About 50 years ago Grover Cleveland Backster, a world-renowned polygraph expert and CIA interrogation specialist, revolutionized our perception on plant and human interaction. Backster’s polygraph experiment proved that plants can “feel pain” and have extrasensory perception (ESP).
The experiment has been conducted numerous times since then. In 2007, The TV show, MythBusters, replicated Backster’s plant experiment for viewers. They began by hooking up a person and plant to a polygraph machine. Then they had the person subject the plant to physical and mental harm. First the person slapped the plants leaves, then sprayed it with a fire extinguisher and lastly, just envisioned the plant catching fire. All three of these tests made the polygraph needle race up and down, showing significant levels of stress.
Understanding exactly how people and plants can interact on an emotional level has left many scientists in a debate. Megan Piercy, owner of Chrysalis Therapies in Kitchener-Waterloo, which provides everything from counseling and psychotherapy to energy healing and hypnotherapy, strongly believes there is a deep spiritual explanation.
“Everyone has the potential to communicate and connect with their surroundings, though some more than others,” Piercy said. “Some people can tap into their ability through their unconscious.”
Piercy also believes that every living thing is connected in a spiritual dimension. “It makes sense that people and plants can connect emotionally.
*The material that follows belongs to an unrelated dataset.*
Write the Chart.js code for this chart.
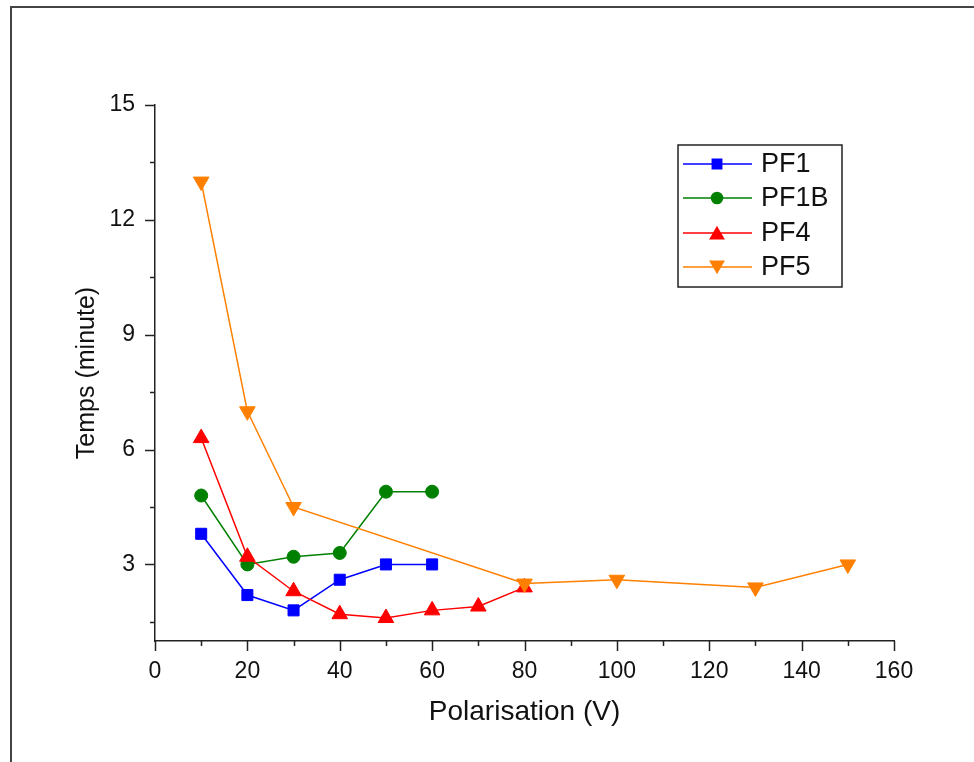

Some natives can communicate with plants for medicine and have for thousands of years. It’s called, the spirit that moves in and through all things. This is not uncommon.”
Piercy also said that Buddhists believe in life energy that connects us all.
Jordan Snider is a third-year computer programming/analyst student at Conestoga College and also a practising Buddhist. Snider said there is no doubt in his mind that “this study justifies the coexistence of life … not just species.”
Snider believes that a less literal form of reincarnation can explain how people and plants connect and communicate. “We all become something else,” Snider said. “And our energy becomes many forms of life, not that a human would literally reincarnate into a plant.”
“Most times people are too busy in their lives to take the time to listen, but all life speaks. Not always in ways you can hear, but you just know it’s there.”
Just three weeks ago, Macleans posted an article online about a new plant intelligence study that proved plants keep time, count and even know themselves.
So, think twice before snapping a limb from a tree or ripping the dandelions from your front.